I Will Never Eat Another Twix

Jim McPartland



Ever. I’m even going to throw whole boxes out at stores and blow up the pallet full of them at BJ’s.



This is not good marketing. It’s fucking annoying and not only won’t I click to see what it wants, I’m seriously considering jumping ship to theOuternet.com. No bullshit banners jumping off the screen at you.

It started when, for a while, FOD had that Axe gizmo for men. I looked at the contraption briefly and thought ‘if I see a guy at the gym using this, I’m going to assume he was a girl’. No way in hell any respectable man uses that scrubber. A female? Yeah, I can see that. It’s more of a bathroom dildo than anything else. Brushes, multiple directions, removable heads. Adult sex store, yes. FOD, no.
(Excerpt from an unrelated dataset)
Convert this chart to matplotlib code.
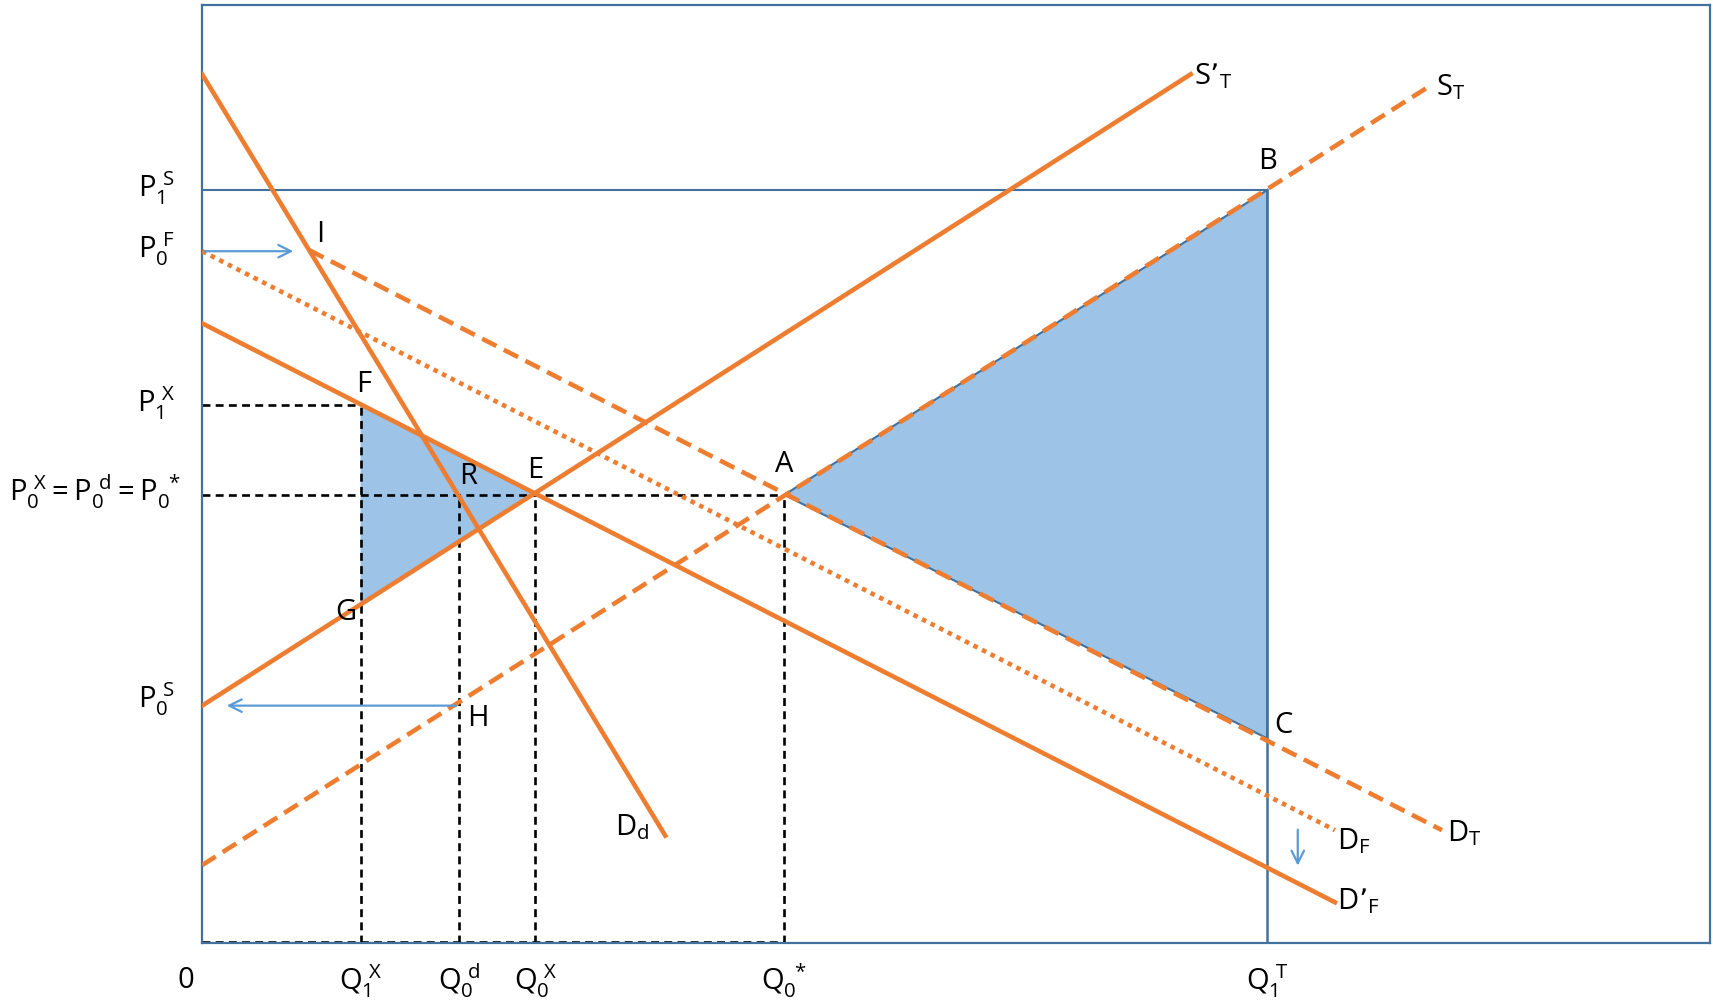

So now Twix takes over. I have nightmares about the guy and gal’s surprised faces. The Twix bars are chasing me like the 2 little choco legs that they are. I try to stomp on them to crunch their cookie centers so far into my carpeting even Mr. Steamer won’t get them out.

I’ve done sales and marketing for 20+ years. Annoying people is not a good idea. You can have the banners- but please- limit them to non-movement. I refuse to go to many sites because of the shit that pops up when you click on something. Is FOD planning on being the next low rent YouTube? Guess that’s what happens when you sell a big stake to a company that forgets this site is for artists. I would have thought the marketing execs there would respect their clientele a tad more than some 14 year old student who likes to play the stupid fucking game Twix wants you to play.

And I know what’s next. When the FOD HBO show premiers, Michael Cera will be sitting there. Eating a Twix. In a close up. With his Axe machine within arm’s reach. I will then switch to Penn and Teller quicker than Clint Eastwood drawing his gun.


Now it's fucking Jay Mohr that's making me ill.

 Jay- I loved you in 'Jerry Mcguire' and 'Go', but has life really gotten so bad it's now these bullshit FOD ads and riding Jon Cryer's coatails into CBS oblvion? Don't you know that NO ONE on this site watches network sitcoms because they're written at a 3rd grade with ADD attention span?

Christ, Jay- get something on Discovery with Mike Rowe. They won't make you look like an asshole with that retared look on your face.